At the heart of the advancement is what the team calls a liquid metal droplet rotary paddle motor. Instead of using fixed coils, permanent magnets or mechanical gears, this prototype harnesses electrically induced swirling flows inside a droplet of liquid metal suspended in a salt solution. Those internal vortices carry a tiny copper paddle, translating fluid motion into continuous rotation.
According to the researchers, this mechanism is fundamentally distinct from traditional electromechanical motors. With the droplet exposed to an electric field, the energized metal flows drive the paddle to spin, reaching up to 320 revolutions per minute in early experiments. That performance sets a new benchmark for actuators based on flowing metals and underscores the simplicity and compactness of the design.

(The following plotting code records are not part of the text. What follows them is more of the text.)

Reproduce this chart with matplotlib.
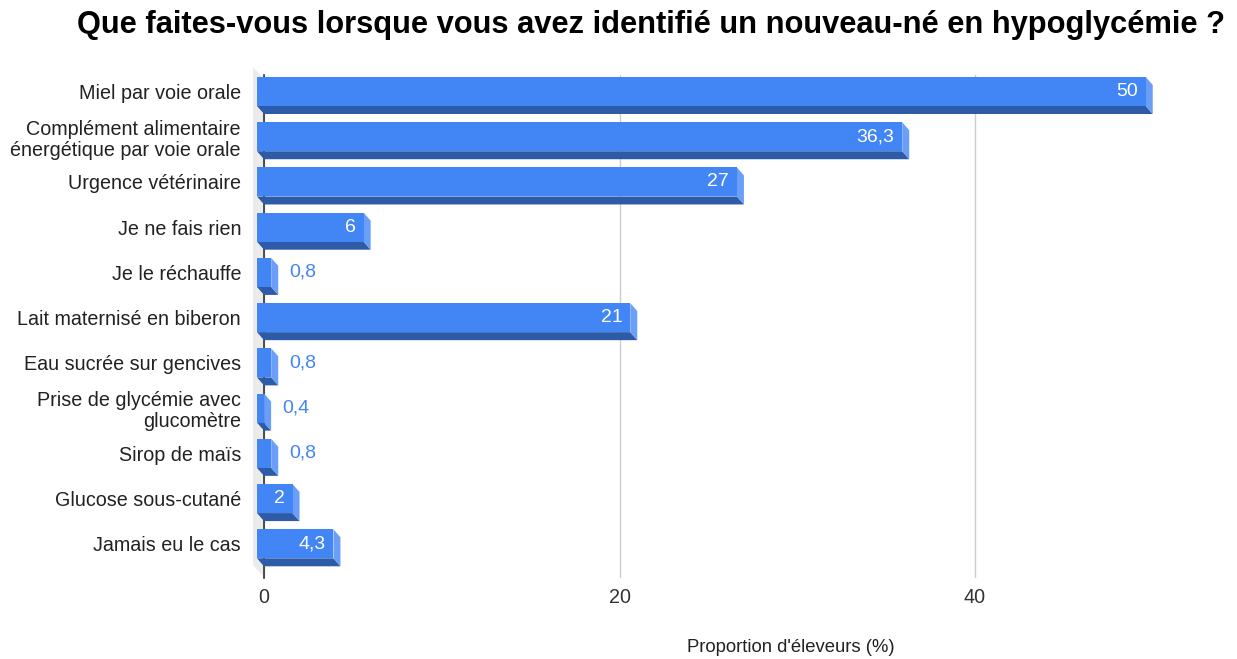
import matplotlib
matplotlib.use("Agg")
import matplotlib.pyplot as plt
from matplotlib.patches import Polygon, Rectangle

plt.rcParams['font.family'] = ['Liberation Sans', 'DejaVu Sans']

# ---- data ----
categories = [
    "Miel par voie orale",
    "Complément alimentaire\nénergétique par voie orale",
    "Urgence vétérinaire",
    "Je ne fais rien",
    "Je le réchauffe",
    "Lait maternisé en biberon",
    "Eau sucrée sur gencives",
    "Prise de glycémie avec\nglucomètre",
    "Sirop de maïs",
    "Glucose sous-cutané",
    "Jamais eu le cas",
]
values = [50, 36.3, 27, 6, 0.8, 21, 0.8, 0.4, 0.8, 2, 4.3]
value_labels = ["50", "36,3", "27", "6", "0,8", "21", "0,8", "0,4", "0,8", "2", "4,3"]
xticks = [0, 20, 40]
xtick_labels = ["0", "20", "40"]

title = "Que faites-vous lorsque vous avez identifié un nouveau-né en hypoglycémie ?"
xlabel = "Proportion d'éleveurs (%)"

# ---- styling ----
W, H = 1237, 659
DPI = 100
PT = 72 / DPI  # points per pixel
FRONT = "#4285F4"
BOTTOM = "#2D5BA8"
SIDE = "#6A9EF7"
WALL = "#EBEBEB"

fig = plt.figure(figsize=(W / DPI, H / DPI), dpi=DPI)

# pixel geometry of the plot area
px_left, px_right = 264, 1160
px_top, px_bottom = 75, 578
px_per_unit = 17.775
pitch = 45.23
center0 = 91.5
xmax = (px_right - px_left) / px_per_unit
ymin_data = (px_top - center0) / pitch
ymax_data = (px_bottom - center0) / pitch

ax = fig.add_axes([px_left / W, 1 - px_bottom / H,
                   (px_right - px_left) / W, (px_bottom - px_top) / H])
ax.set_xlim(0, xmax)
ax.set_ylim(ymax_data, ymin_data)

dx = 7 / px_per_unit
dy = 8 / pitch
h = 29 / pitch

for s in ["top", "right", "bottom"]:
    ax.spines[s].set_visible(False)
ax.spines["left"].set_color("#333333")
ax.spines["left"].set_linewidth(1.2)
ax.spines["left"].set_zorder(1.5)

ax.set_xticks(xticks)
ax.set_xticklabels(xtick_labels, fontsize=14.2, color="#333333")
ax.tick_params(axis="x", length=0, pad=10 * PT)
ax.grid(axis="x", color="#CCCCCC", linewidth=1, zorder=0)
ax.set_axisbelow(True)

ax.set_yticks(range(len(categories)))
ax.set_yticklabels(categories, fontsize=14.2, color="#222222")
ax.tick_params(axis="y", length=0, pad=23 * PT)
for lab in ax.get_yticklabels():
    lab.set_linespacing(1.15)

# back wall
wall = Polygon([(-0.62, (67 - center0) / pitch), (0, (79 - center0) / pitch),
                (0, (577 - center0) / pitch), (-0.62, (565 - center0) / pitch)],
               closed=True, facecolor=WALL, edgecolor="none", clip_on=False, zorder=1)
ax.add_patch(wall)

for i, v in enumerate(values):
    top = i - h / 2
    bot = i + h / 2
    bottom_face = Polygon([(-dx, bot), (v - dx, bot), (v, bot + dy), (0, bot + dy)],
                          closed=True, facecolor=BOTTOM, edgecolor="none",
                          clip_on=False, zorder=2)
    side_face = Polygon([(v - dx, top), (v, top + dy), (v, bot + dy), (v - dx, bot)],
                        closed=True, facecolor=SIDE, edgecolor="none",
                        clip_on=False, zorder=2)
    front = Rectangle((-dx, top), v, h, facecolor=FRONT, edgecolor="none",
                      clip_on=False, zorder=3)
    ax.add_patch(bottom_face)
    ax.add_patch(side_face)
    ax.add_patch(front)

    if v * px_per_unit > 25:
        ax.annotate(value_labels[i], xy=(v - dx, i), xytext=(-8 * PT, 0),
                    textcoords="offset points", ha="right", va="center",
                    fontsize=14, color="white", zorder=4)
    else:
        ax.annotate(value_labels[i], xy=(v, i), xytext=(11 * PT, 0),
                    textcoords="offset points", ha="left", va="center",
                    fontsize=14, color=FRONT, zorder=4)

fig.text(651 / W, 1 - 25 / H, title, ha="center", va="center",
         fontsize=22.2, fontweight="bold", color="#000000")
fig.text(791 / W, 1 - 648 / H, xlabel, ha="center", va="center",
         fontsize=13.3, color="#222222")

fig.savefig("out.png", dpi=DPI)
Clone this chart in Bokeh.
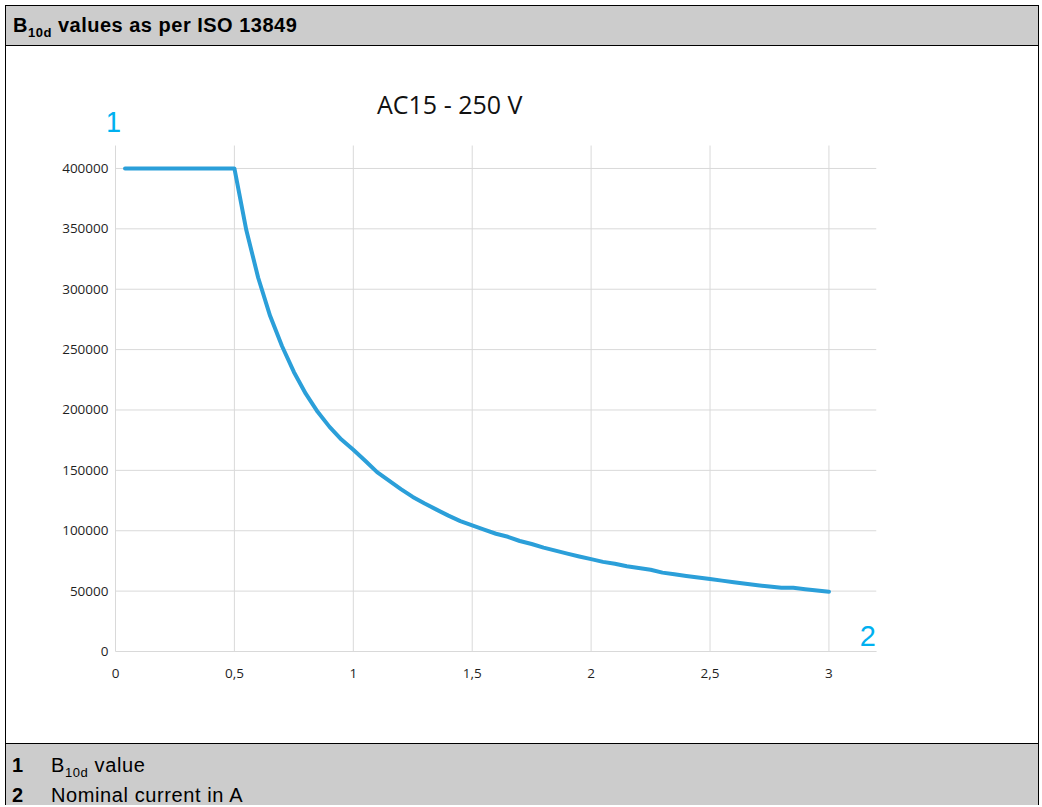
from bokeh.plotting import figure
from bokeh.models import Range1d, FixedTicker, Label, Div
from bokeh.layouts import column
from bokeh.embed import file_html
from bokeh.resources import INLINE

# ---- data ----
current = [0.04, 0.5, 0.55, 0.6, 0.65, 0.7, 0.75, 0.8, 0.85, 0.9, 0.95,
           1.0, 1.05, 1.1, 1.15, 1.2, 1.25, 1.3, 1.35, 1.4, 1.45,
           1.5, 1.55, 1.6, 1.65, 1.7, 1.75, 1.8, 1.85, 1.9, 1.95,
           2.0, 2.05, 2.1, 2.15, 2.2, 2.25, 2.3, 2.35, 2.4, 2.45,
           2.5, 2.55, 2.6, 2.65, 2.7, 2.75, 2.8, 2.85, 2.9, 2.95, 3.0]
b10d = [400000, 400000, 349000, 309500, 278000, 253000, 231500, 213500, 198500, 186000, 175500,
        167000, 158000, 148500, 141500, 134500, 128000, 122500, 117500, 112500, 108000,
        104500, 101000, 97500, 95000, 91500, 89000, 86000, 83500, 81000, 78700,
        76500, 74200, 72600, 70600, 69200, 67700, 65300, 63900, 62600, 61300,
        60000, 58700, 57400, 56100, 54900, 53800, 52700, 52700, 51600, 50500, 49500]

x_ticks = [0, 0.5, 1, 1.5, 2, 2.5, 3]
x_tick_labels = ["0", "0,5", "1", "1,5", "2", "2,5", "3"]
y_ticks = [0, 50000, 100000, 150000, 200000, 250000, 300000, 350000, 400000]
y_tick_labels = ["0", "50000", "100000", "150000", "200000", "250000", "300000", "350000", "400000"]

plot_x_max = 3.2        # right edge of the plot area
plot_y_max = 419000     # top edge of the plot area

chart_title = "AC15 - 250 V"
header_text = "B<sub style='font-size:13px;line-height:0'>10d</sub> values as per ISO 13849"
legend_rows = [("1", "B<sub style='font-size:13px;line-height:0'>10d</sub> value"),
               ("2", "Nominal current in A")]
axis_keys = ["1", "2"]

W = 1032
FONT_ARIAL = "'Liberation Sans', Arial, sans-serif"

# ---- chart ----
p = figure(width=W, height=697,
           x_range=Range1d(-7 / 238, plot_x_max), y_range=Range1d(0, 468700),
           output_backend="svg", toolbar_location=None,
           min_border_left=102, min_border_right=W - 870,
           min_border_top=39, min_border_bottom=92)
p.outline_line_color = None
p.background_fill_color = "white"
p.border_fill_color = "white"
p.grid.visible = False

p.xaxis.ticker = FixedTicker(ticks=x_ticks)
p.yaxis.ticker = FixedTicker(ticks=y_ticks)
p.xaxis.major_label_overrides = dict(zip(x_ticks, x_tick_labels))
p.yaxis.major_label_overrides = dict(zip(y_ticks, y_tick_labels))
for ax in (p.xaxis, p.yaxis):
    ax.major_tick_line_color = None
    ax.minor_tick_line_color = None
    ax.major_tick_out = 0
    ax.major_tick_in = 0
    ax.minor_tick_out = 0
    ax.minor_tick_in = 0
    ax.major_label_text_font = "Open Sans"
    ax.major_label_text_font_size = "13.5px"
    ax.major_label_text_color = "#1f1f1f"
p.xaxis.axis_line_color = "#d9d9d9"
p.xaxis.bounds = (0, plot_x_max)
p.yaxis.axis_line_color = None
p.xaxis.major_label_standoff = 17
p.yaxis.major_label_standoff = 0

# gridlines limited to the plot area
p.segment(x0=x_ticks, y0=[0] * len(x_ticks), x1=x_ticks, y1=[plot_y_max] * len(x_ticks),
          line_color="#d9d9d9", line_width=1)
p.segment(x0=[0] * len(y_ticks), y0=y_ticks, x1=[plot_x_max] * len(y_ticks), y1=y_ticks,
          line_color="#d9d9d9", line_width=1)

p.line(current, b10d, line_width=4, line_color="#2b9fd9",
       line_join="round", line_cap="round")

p.add_layout(Label(x=1.4055, y=453000, text=chart_title, text_align="center",
                   text_baseline="middle", text_color="#111111",
                   text_font="Open Sans", text_font_size="25px"))
p.add_layout(Label(x=-0.0105, y=438500, text=axis_keys[0], text_align="center",
                   text_baseline="middle", text_color="#00b0f0",
                   text_font="Liberation Sans", text_font_size="29px"))
p.add_layout(Label(x=3.164, y=12800, text=axis_keys[1], text_align="center",
                   text_baseline="middle", text_color="#00b0f0",
                   text_font="Liberation Sans", text_font_size="29px"))

# ---- header / footer ----
header = Div(
    text=f"<div style=\"font-family:{FONT_ARIAL};font-weight:bold;font-size:20px;"
         f"letter-spacing:0.5px;line-height:22px;color:#000;padding:8px 0 0 7px;\">{header_text}</div>",
    width=W, height=41, margin=0,
    styles={"background-color": "#cccccc", "border-top": "1px solid #000",
            "border-bottom": "1px solid #000", "box-sizing": "border-box"})

rows_html = "".join(
    f"<div><span style='display:inline-block;width:39px;font-weight:bold'>{k}</span>{t}</div>"
    for k, t in legend_rows)
footer = Div(
    text=f"<div style=\"font-family:{FONT_ARIAL};font-size:20px;letter-spacing:0.6px;line-height:30px;"
         f"color:#000;padding:6px 0 0 6px;\">{rows_html}</div>",
    width=W, height=62, margin=0,
    styles={"background-color": "#cccccc", "border-top": "1px solid #000",
            "box-sizing": "border-box", "overflow": "hidden"})

layout = column(header, p, footer, spacing=0, margin=(5, 0, 0, 5),
                styles={"border-left": "1px solid #000", "border-right": "1px solid #000"})

open("out.html", "w").write(file_html(layout, INLINE))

Dr. Priyank Kumar, who supervised the project, said the concept proves that motion can be generated without conventional moving parts, potentially simplifying device architecture and boosting integration with compliant systems. The implications for electronics engineering are particularly intriguing. Traditional rotary motors rely on stiff materials and precise mechanical tolerances, which can hamper integration with bendable, stretchable, or irregular form factors. A liquid-metal driven motor could be embedded directly into flexible circuitry or soft robotic structures, enabling motion where rigid components simply won’t fit.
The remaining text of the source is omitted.